Dancing in a full outfit which weighs up to 40 pounds is quite the task, and probably explains why geisha dance looks like it's being done in slow motion. Now, I've done Taekwondo, and everybody's most hated exercise was doing the forms and kicking techniques in slow motion, because it's just excruciating. Doing things fast is much easier than doing them slow. And the women all scuttle around the stage with their legs half bent, an motion so trying that it made Justin's knee hurt just to look at it. Even an untrained goober like me could notice and appreciate the attention to detail of geisha dancing - the precise timing and angle of a head tilt, the movement of the eyes, the slight turn of the arm that sent a ripple down a long sleeve.
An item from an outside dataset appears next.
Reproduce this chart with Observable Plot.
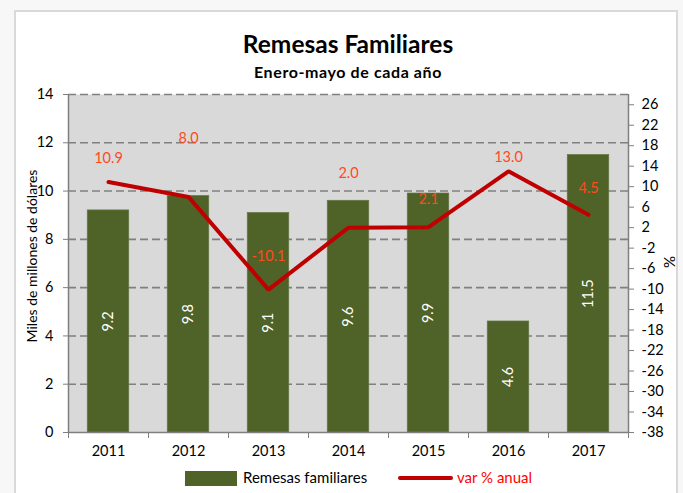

But, and I hate to say this, being difficult did not make it interesting. Maybe I would have liked it more if I could have understood the narrative, which was being sung by other geisha accompanying the dancers on traditional instruments. Since I couldn't follow the story, my personal enjoyment was limited to the moments of particular visual appeal, like a semi-sheer kimono sleeve whirling through a stage light, or a hem setting cherry blossom petals swirling across the stage. Oh, and I really enjoyed watching the black-clad ninja stage hands, who would scurry in from off stage like Wimbledon ball boys carrying props or helping with costume changes, and then zip back off into the wings. I probably wasn't supposed to be watching them, though.

Overall verdict: I really, really respect geisha dancers as artists and as athletes, but geisha dancing is not for me. I posit that football : sumo :: ballet : geisha dance. And seeing as I've genuinely enjoyed consecutive seasons of lousy DI-AA football yet can't face the Nutcracker after eleven months off, I think we could have predicted this result.